Direct communication with violent gang members about their behavior, coupled with effective suppression strategies and legitimate alternatives, serve as the foundation of Operation Ceasefire. To curb youth violence in the City, working groups comprised of key stakeholders–including the Boston Police Department, other law enforcement agencies, prosecutors, probation officers, and community members–meet biweekly as part of Operation Ceasefire. Referred to as a “pulling levers” approach, this strategy applies strong and targeted pressure to individuals involved in violent gang-related crime, while simultaneously offering alternatives to the gang lifestyle.

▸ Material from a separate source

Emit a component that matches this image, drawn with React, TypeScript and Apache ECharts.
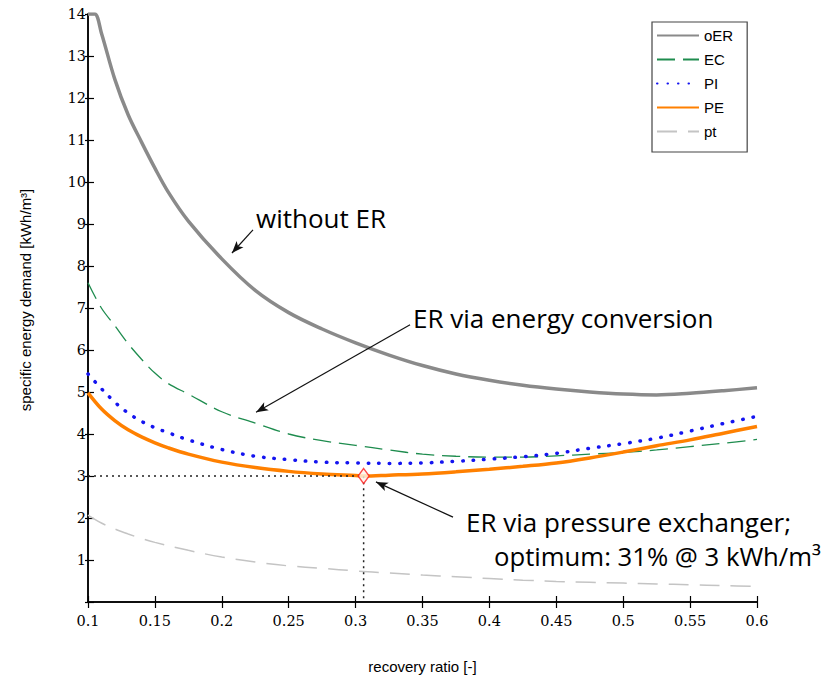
import React, { useEffect, useRef } from "react";
import * as echarts from "echarts";

// recovery ratio (x) vs specific energy demand [kWh/m³] (y)
const oER: [number, number][] = [
  [0.1, 14], [0.105, 14], [0.11, 13.55], [0.12, 12.45], [0.13, 11.6], [0.14, 10.95],
  [0.15, 10.33], [0.16, 9.76], [0.175, 9.07], [0.2, 8.17], [0.225, 7.42], [0.25, 6.89],
  [0.275, 6.5], [0.3, 6.17], [0.325, 5.88], [0.35, 5.63], [0.375, 5.43], [0.4, 5.28],
  [0.425, 5.16], [0.45, 5.07], [0.475, 5.0], [0.5, 4.95], [0.525, 4.93], [0.55, 4.97],
  [0.575, 5.03], [0.6, 5.1],
];
const EC: [number, number][] = [
  [0.1, 7.6], [0.11, 7.0], [0.12, 6.58], [0.13, 6.15], [0.14, 5.78], [0.15, 5.45],
  [0.16, 5.2], [0.175, 4.95], [0.2, 4.53], [0.225, 4.26], [0.25, 4.0], [0.275, 3.84],
  [0.3, 3.73], [0.325, 3.62], [0.35, 3.52], [0.375, 3.47], [0.4, 3.45], [0.425, 3.45],
  [0.45, 3.48], [0.475, 3.52], [0.5, 3.56], [0.525, 3.62], [0.55, 3.7], [0.575, 3.78],
  [0.6, 3.87],
];
const PI: [number, number][] = [
  [0.1, 5.43], [0.11, 5.08], [0.12, 4.76], [0.13, 4.5], [0.14, 4.3], [0.15, 4.15],
  [0.16, 4.03], [0.175, 3.86], [0.2, 3.63], [0.225, 3.47], [0.25, 3.39], [0.275, 3.33],
  [0.3, 3.31], [0.325, 3.3], [0.35, 3.31], [0.375, 3.35], [0.4, 3.4], [0.425, 3.46],
  [0.45, 3.54], [0.475, 3.66], [0.5, 3.77], [0.525, 3.9], [0.55, 4.07], [0.575, 4.25],
  [0.6, 4.42],
];
const PE: [number, number][] = [
  [0.1, 4.98], [0.11, 4.6], [0.12, 4.32], [0.13, 4.1], [0.14, 3.93], [0.15, 3.79],
  [0.16, 3.67], [0.175, 3.52], [0.2, 3.33], [0.225, 3.2], [0.25, 3.11], [0.275, 3.05],
  [0.3, 3.01], [0.306, 3.0], [0.325, 3.02], [0.35, 3.05], [0.375, 3.1], [0.4, 3.16],
  [0.425, 3.23], [0.45, 3.31], [0.475, 3.43], [0.5, 3.57], [0.525, 3.72], [0.55, 3.86],
  [0.575, 4.02], [0.6, 4.18],
];
const pt: [number, number][] = [
  [0.1, 2.07], [0.11, 1.88], [0.12, 1.74], [0.13, 1.62], [0.14, 1.51], [0.15, 1.42],
  [0.175, 1.23], [0.2, 1.07], [0.225, 0.95], [0.25, 0.86], [0.275, 0.8], [0.3, 0.74],
  [0.325, 0.69], [0.35, 0.64], [0.375, 0.6], [0.4, 0.56], [0.425, 0.52], [0.45, 0.49],
  [0.475, 0.47], [0.5, 0.45], [0.525, 0.43], [0.55, 0.41], [0.575, 0.39], [0.6, 0.37],
];
const optimum: [number, number] = [0.306, 3.0];
const optimumGuide: [number, number][] = [[0.1, 3], [0.306, 3], [0.306, 0]];
const legendNames = ["oER", "EC", "PI", "PE", "pt"];

// annotation arrows [from, to] in data coordinates
const arrows: [[number, number], [number, number]][] = [
  [[0.2233, 8.86], [0.2076, 8.31]],
  [[0.3407, 6.6], [0.2256, 4.52]],
  [[0.3728, 2.02], [0.3152, 2.86]],
];

const serif = "DejaVu Serif";
const sans = "Liberation Sans";
const annoFont = "Open Sans";

export default function App() {
  const ref = useRef<HTMLDivElement>(null);
  useEffect(() => {
    if (!ref.current) return;
    const chart = echarts.init(ref.current, null, { renderer: "svg" });
    const axisCommon = {
      axisLine: { show: true, onZero: false, lineStyle: { color: "#000", width: 1.5 } },
      splitLine: { show: false },
    };
    const mkX = (inside: boolean, labels: boolean) => ({
      type: "value",
      min: 0.1,
      max: 0.6,
      interval: 0.05,
      position: "bottom",
      offset: 0,
      ...axisCommon,
      axisTick: { show: true, inside, length: 6, lineStyle: { color: "#000", width: 1.2 } },
      axisLabel: {
        show: labels,
        margin: 11,
        color: "#000",
        fontFamily: serif,
        fontSize: 14.5,
        formatter: (v: number) => String(+v.toFixed(2)),
      },
      name: labels ? "recovery ratio [-]" : "",
      nameLocation: "middle",
      nameGap: 57,
      nameTextStyle: { color: "#000", fontFamily: sans, fontSize: 15 },
    });
    const mkY = (inside: boolean, labels: boolean) => ({
      type: "value",
      min: 0,
      max: 14,
      interval: 1,
      position: "left",
      offset: 0,
      ...axisCommon,
      axisTick: { show: true, inside, length: inside ? 6 : 3, lineStyle: { color: "#000", width: 1.2 } },
      axisLabel: {
        show: labels,
        margin: 2,
        color: "#000",
        fontFamily: serif,
        fontSize: 14.5,
        formatter: (v: number) => (v === 0 ? "" : String(v)),
      },
    });

    const line = (name: string, data: [number, number][], color: string, width: number, type: any, extra: any = {}) => ({
      name,
      type: "line",
      data,
      xAxisIndex: 0,
      yAxisIndex: 0,
      symbol: "circle",
      symbolSize: 0,
      showSymbol: false,
      smooth: 0.35,
      color,
      itemStyle: { color, opacity: 0 },
      lineStyle: { color, width, type, ...extra },
      z: 3,
    });

    chart.setOption({
      animation: false,
      backgroundColor: "#fff",
      textStyle: { fontFamily: sans },
      grid: { left: 88, right: 74, top: 14, bottom: 79, containLabel: false },
      xAxis: [mkX(true, true), mkX(false, false)],
      yAxis: [mkY(true, true), mkY(false, false)],
      legend: {
        data: legendNames,
        orient: "vertical",
        left: 652,
        top: 22,
        itemWidth: 42,
        itemHeight: 14,
        itemGap: 9,
        padding: [6, 14, 13, 4],
        backgroundColor: "#fff",
        borderColor: "#444",
        borderWidth: 1.2,
        borderRadius: 0,
        itemStyle: { opacity: 0 },
        textStyle: { color: "#000", fontFamily: sans, fontSize: 15 },
        selectedMode: false,
      },
      series: [
        line("oER", oER, "#8a8a8a", 3.5, "solid"),
        line("EC", EC, "#1e8c4e", 1.3, [18, 8]),
        line("PI", PI, "#1414f0", 3.5, [0.5, 10], { cap: "round" }),
        line("pt", pt, "#c4c4c4", 1.5, [20, 11]),
        line("PE", PE, "#ff8000", 3.5, "solid"),
        {
          name: "guide",
          type: "line",
          data: optimumGuide,
          symbol: "none",
          lineStyle: { color: "#222", width: 1.5, type: [2, 4] },
          z: 4,
          markLine: {
            silent: true,
            symbol: ["none", "arrow"],
            symbolSize: [7, 12],
            label: { show: false },
            lineStyle: { color: "#111", width: 1.2, type: "solid" },
            data: arrows.map(([a, b]) => [{ coord: a }, { coord: b }]),
          },
        },
        {
          name: "optimum",
          type: "scatter",
          data: [optimum],
          symbol: "diamond",
          symbolSize: [11, 15],
          itemStyle: { color: "#fff4ea", borderColor: "#ff1a1a", borderWidth: 1.5 },
          z: 5,
        },
      ],
      graphic: [
        { type: "text", x: 25, y: 300, rotation: Math.PI / 2, style: { text: "specific energy demand [kWh/m³]", fontFamily: sans, fontSize: 15, fill: "#000", align: "center", verticalAlign: "middle" } },
        { type: "text", x: 256, y: 218, style: { text: "without ER", fontFamily: annoFont, fontSize: 26, fill: "#000", verticalAlign: "middle" } },
        { type: "text", x: 413, y: 318, style: { text: "ER via energy conversion", fontFamily: annoFont, fontSize: 26, fill: "#000", verticalAlign: "middle" } },
        { type: "text", x: 466, y: 522, style: { text: "ER via pressure exchanger;", fontFamily: annoFont, fontSize: 26, fill: "#000", verticalAlign: "middle" } },
        { type: "text", x: 494, y: 556, style: { text: "optimum: 31% @ 3 kWh/m³", fontFamily: annoFont, fontSize: 25.7, fill: "#000", verticalAlign: "middle" } },
      ],
    });
    return () => chart.dispose();
  }, []);
  return <div ref={ref} style={{ position: "fixed", left: 0, top: 0, width: 831, height: 681 }} />;
}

Gang members are often under court-imposed supervision, whether probation, parole, or youth services. Such supervision subjects these violent individuals to a wide range of court-imposed penalties, including curfews, area restrictions, probation surrenders, and enhanced prosecution efforts at both federal and state levels. Police and probation officers check on gang members at home to ensure compliance with the terms of probation; violations can result in a probation hearing and ultimately could return an individual to custody.
Operation Ceasefire uses “call ins” when a pattern emerges in which a particular gang engages in a series of violent activities. At a call in, gang members are called into court for a meeting with criminal justice professionals and community-based agencies. At the meeting, the BPD lets gang members know, we know who they are and what they are involved in, and that the Department will pursue aggressive law enforcement and enhanced prosecution if the violence persists. The Department also offers alternatives and services to gang members should they choose to straighten out their lives and end the violence. This carrot-and-stick approach requires considerable commitment by the local agencies to ensure that the youth receive viable alternatives to the gang lifestyle.